Work to be completed: Transcribe only the part of the material below that begins at the line containing "Output the Python" and ends at the line containing "fig = plt.figure(figsize=(W", with both kept and images left out.

#### Information shown ####

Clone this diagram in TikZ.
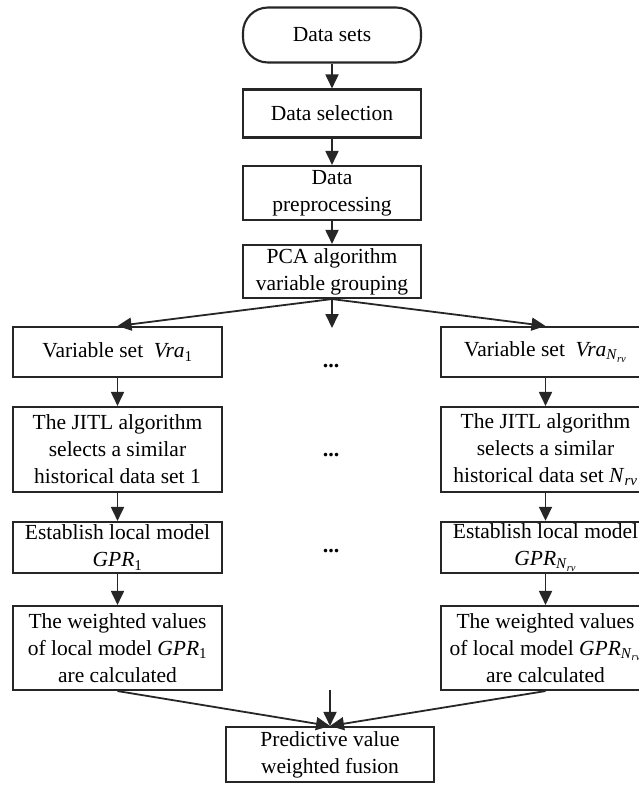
\documentclass[tikz,border=0pt]{standalone}
\usepackage{fontspec}
\setmainfont{Liberation Serif}
\usetikzlibrary{arrows.meta}
\newcommand\vra{\textit{Vra}}
\newcommand\gpr{\textit{GPR}}
\newcommand\nrv{\textit{N}\textsubscript{\textit{rv}}}
\begin{document}
\begin{tikzpicture}[x=1pt,y=-1pt,
  box/.style={draw=black!85,line width=2.1pt,align=center,inner sep=2pt,
    font=\fontsize{21.5}{27}\selectfont},
  mainbox/.style={box,minimum width=178pt},
  sidebox/.style={box,minimum width=209pt},
  arr/.style={draw=black!85,line width=1.8pt,-{Triangle[length=14pt,width=13pt]}},
  dots/.style={font=\fontsize{22}{27}\selectfont\bfseries}]
\useasboundingbox (0,0) rectangle (639,785);
\node[mainbox,rounded corners=25pt,minimum height=55pt] (ds) at (332,35) {Data sets};
\node[mainbox,minimum height=48pt] (sel) at (332,113.5) {Data selection};
\node[mainbox,minimum height=54pt] (pre) at (332,193) {Data\\preprocessing};
\node[mainbox,minimum height=53pt] (pca) at (332,271.5) {PCA algorithm\\variable grouping};
% left column
\node[sidebox,minimum height=50pt] (vs1) at (117.5,352) {Variable set\ \ \vra\textsubscript{1}};
\node[sidebox,minimum height=85pt] (j1) at (117.5,449.5) {The JITL algorithm\\selects a similar\\historical data set 1};
\node[sidebox,minimum height=51pt] (e1) at (117.5,547.5) {Establish local model\\\gpr\textsubscript{1}};
\node[sidebox,minimum height=84pt] (w1) at (117.5,648) {The weighted values\\of local model \gpr\textsubscript{1}\\are calculated};
% right column
\node[sidebox,minimum height=50pt] (vsn) at (545.5,352) {Variable set\ \ \vra\textsubscript{\nrv}};
\node[sidebox,minimum height=85pt] (jn) at (545.5,449.5) {The JITL algorithm\\selects a similar\\historical data set \nrv};
\node[sidebox,minimum height=51pt] (en) at (545.5,547.5) {Establish local model\\\gpr\textsubscript{\nrv}};
\node[sidebox,minimum height=84pt] (wn) at (545.5,648) {The weighted values\\of local model \gpr\textsubscript{\nrv}\\are calculated};
% bottom
\node[box,minimum width=208pt,minimum height=55pt] (pred) at (330,754.5) {Predictive value\\weighted fusion};
% dots
\node[dots] (d1) at (331,366) {...};
\node[dots] (d2) at (331,455) {...};
\node[dots] (d3) at (331,551) {...};
\coordinate (midtop) at (332,328);
\coordinate (midbot) at (330,690);
% arrows
\draw[arr] (ds) -- (sel);
\draw[arr] (sel) -- (pre);
\draw[arr] (pre) -- (pca);
\draw[arr] (pca.south) -- (vs1.north);
\draw[arr] (pca.south) -- (vsn.north);
\draw[arr] (pca.south) -- (midtop);
\draw[arr] (vs1) -- (j1);
\draw[arr] (j1) -- (e1);
\draw[arr] (e1) -- (w1);
\draw[arr] (vsn) -- (jn);
\draw[arr] (jn) -- (en);
\draw[arr] (en) -- (wn);
\draw[arr] (w1.south) -- (pred.north);
\draw[arr] (wn.south) -- (pred.north);
\draw[arr] (midbot) -- (pred.north);
\end{tikzpicture}
\end{document}
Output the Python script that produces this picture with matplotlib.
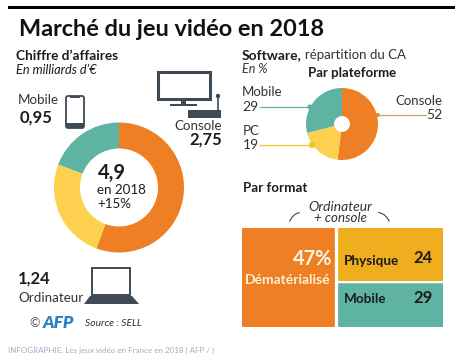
import matplotlib
matplotlib.use("Agg")
import matplotlib.pyplot as plt
from matplotlib.patches import Rectangle, FancyBboxPatch, Polygon, Circle, FancyArrowPatch

plt.rcParams['font.family'] = ['Lato', 'DejaVu Sans']

# data
ca_labels = ["Console", "Ordinateur", "Mobile"]
ca_values = [2.75, 1.24, 0.95]
soft_labels = ["Console", "PC", "Mobile"]
soft_values = [52, 19, 29]
format_labels = ["Dématérialisé", "Physique", "Mobile"]
format_values = [47, 24, 29]

orange = "#EE7F24"
yellow = "#FDD14F"
teal = "#5FB3A3"
amber = "#EFAE1D"
dark = "#3F4A54"
ink = "#1c1c1c"

W, H = 460, 360
fig = plt.figure(figsize=(W / 100, H / 100), dpi=100, facecolor="white")


def px_axes(x0, y0, x1, y1):
    # axes placed with pixel coords, y going down
    return fig.add_axes([x0 / W, 1 - y1 / H, (x1 - x0) / W, (y1 - y0) / H])


# overlay for text and icons
ov = fig.add_axes([0, 0, 1, 1], zorder=5)
ov.set_xlim(0, W)
ov.set_ylim(H, 0)
ov.axis("off")
ov.patch.set_alpha(0)


def t(x, y, s, size=10, w="normal", c=ink, ha="left", style="normal"):
    ov.text(x, y, s, fontsize=size, fontweight=w, color=c, ha=ha, va="center", fontstyle=style)


# donut
ax1 = px_axes(54, 122.5, 184, 252.5)
ax1.pie(ca_values, colors=[orange, yellow, teal], startangle=90, counterclock=False,
        radius=1, wedgeprops=dict(width=0.4), normalize=True)
ax1.set_xlim(-1, 1)
ax1.set_ylim(-1, 1)

# pie
ax2 = px_axes(306, 88, 378, 160)
ax2.pie(soft_values, colors=[orange, yellow, teal], startangle=90, counterclock=False,
        radius=1, wedgeprops=dict(width=0.78), normalize=True)
ax2.set_xlim(-1, 1)
ax2.set_ylim(-1, 1)

# format blocks, widths and heights come from the values
ax3 = px_axes(242, 228, 443, 327)
ax3.set_xlim(0, 100)
ax3.set_ylim(0, 53)
ax3.axis("off")
gap_x, gap_y, rad = 0.8, 0.6, 0.6
dem, phy, mob = format_values
aspect = (100 / 201) / (53 / 99)
boxes = [
    (0, 0, dem - gap_x, phy + mob, orange),
    (dem + gap_x, phy + gap_y, phy + mob, mob - gap_y, amber),
    (dem + gap_x, 0, phy + mob, phy - gap_y, teal),
]
for x, y, bw, bh, col in boxes:
    ax3.add_patch(FancyBboxPatch((x + rad, y + rad), bw - 2 * rad, bh - 2 * rad,
                                 boxstyle="round,pad=%f,rounding_size=%f" % (rad, rad),
                                 mutation_aspect=1 / aspect, fc=col, ec="none"))

# title
ov.add_patch(Rectangle((8, 6), 447, 3, fc="black", ec="none"))
t(19, 30, "Marché du jeu vidéo en 2018", 16.9, "bold", "#111111")

# left panel text
t(16, 56, "Chiffre d’affaires", 9.8, "bold")
t(16, 70, "En milliards d’€", 9.2, style="italic")
t(18, 100, "Mobile", 9.6, c="#333333")
t(20, 118, "0,95", 12, "bold")
t(222, 126, "Console", 9.6, c="#333333", ha="right")
t(222, 140, "2,75", 12, "bold", ha="right")
t(112, 173, "4,9", 14.5, "bold", ha="center")
t(97, 190, "en 2018", 9.6)
t(97, 204, "+15%", 9.6)
t(18, 279, "1,24", 12, "bold")
t(18, 298, "Ordinateur", 9.6, c="#333333")
t(29, 323, "©", 9, c="#555555")
t(43, 323, "AFP", 12.5, "heavy", "#2A82C4", style="italic")
t(85, 324, "Source : SELL", 7.4, style="italic", c="#333333")
t(8, 350, "INFOGRAPHIE. Les jeux vidéo en France en 2018 ( AFP / )", 5.8, c="#9fb0c2")

# right panel text
t(242, 55, "Software,", 10, "bold")
t(305, 55, "répartition du CA", 9.5, c="#333333")
t(242, 69, "En %", 9, style="italic", c="#333333")
t(352, 73, "Par plateforme", 9.5, "bold", ha="center")
t(242, 92, "Mobile", 9.5, c="#333333")
t(242, 107, "29", 10, c="#333333")
t(442, 101, "Console", 9.5, c="#333333", ha="right")
t(442, 115, "52", 10, c="#333333", ha="right")
t(243, 131, "PC", 9.5, c="#333333")
t(243, 145, "19", 10, c="#333333")
t(243, 188, "Par format", 9.6, "bold")
t(340, 207, "Ordinateur", 10, style="italic", ha="center", c="#333333")
t(340, 218, "+ console", 9.6, style="italic", ha="center", c="#333333")
t(332, 259, "47%", 14.5, "bold", "#FFF6E6", ha="right")
t(331, 280, "Dématérialisé", 10, "bold", "#FDF0D5", ha="right")
t(344, 261, "Physique", 9.7, "bold")
t(413, 258, "24", 12, "bold")
t(344, 299, "Mobile", 9.7, "bold")
t(413, 298, "29", 12, "bold")

# leader lines
ov.plot([260, 310], [107, 107], color=teal, lw=0.9)
ov.add_patch(Circle((310, 107), 2.6, fc=teal, ec="none"))
ov.plot([260, 312], [145, 145], color="#E9C92E", lw=0.9)
ov.add_patch(Circle((312, 145), 3, fc="#F0C419", ec="none"))
ov.plot([378, 426], [115, 115], color="#C9A66B", lw=0.9)
ov.add_patch(Circle((378, 115), 2, fc=orange, ec="none"))

# curved arrows above the blocks
ov.add_patch(FancyArrowPatch((302, 212), (289, 224), connectionstyle="arc3,rad=0.35",
                             arrowstyle="-", lw=0.8, color="#444444"))
ov.add_patch(FancyArrowPatch((376, 212), (390, 224), connectionstyle="arc3,rad=-0.35",
                             arrowstyle="-", lw=0.8, color="#444444"))

# tv icon
ov.add_patch(Rectangle((158.5, 71.5), 52, 27, fc="white", ec=dark, lw=2.2))
ov.add_patch(Rectangle((181, 99), 5, 5, fc=dark, ec="none"))
ov.add_patch(Rectangle((170, 103.5), 27, 2, fc=dark, ec="none"))
ov.add_patch(Rectangle((188, 110), 33, 8, fc=dark, ec="none"))
ov.plot([218, 218], [96, 110], color=dark, lw=1.2)
ov.add_patch(Circle((218, 96), 2.2, fc=dark, ec="none"))

# phone icon
ov.add_patch(FancyBboxPatch((66, 96), 18, 32, boxstyle="round,pad=0,rounding_size=2",
                            fc="white", ec=dark, lw=1.3))
ov.add_patch(Rectangle((66, 123), 18, 5, fc=dark, ec="none"))
ov.add_patch(Rectangle((70, 96), 10, 1.5, fc=dark, ec="none"))

# laptop icon
ov.add_patch(Rectangle((92, 268), 38, 27, fc="white", ec=dark, lw=1.4))
ov.add_patch(Polygon([(90, 296), (132, 296), (139, 304), (84, 304)], fc=dark, ec="none"))

fig.savefig("out.png", dpi=100, facecolor="white")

####

Exercise response:
Output the Python script that produces this picture with matplotlib.
import matplotlib
matplotlib.use("Agg")
import matplotlib.pyplot as plt
from matplotlib.patches import Rectangle, FancyBboxPatch, Polygon, Circle, FancyArrowPatch

plt.rcParams['font.family'] = ['Lato', 'DejaVu Sans']

# data
ca_labels = ["Console", "Ordinateur", "Mobile"]
ca_values = [2.75, 1.24, 0.95]
soft_labels = ["Console", "PC", "Mobile"]
soft_values = [52, 19, 29]
format_labels = ["Dématérialisé", "Physique", "Mobile"]
format_values = [47, 24, 29]

orange = "#EE7F24"
yellow = "#FDD14F"
teal = "#5FB3A3"
amber = "#EFAE1D"
dark = "#3F4A54"
ink = "#1c1c1c"

W, H = 460, 360
fig = plt.figure(figsize=(W / 100, H / 100), dpi=100, facecolor="white")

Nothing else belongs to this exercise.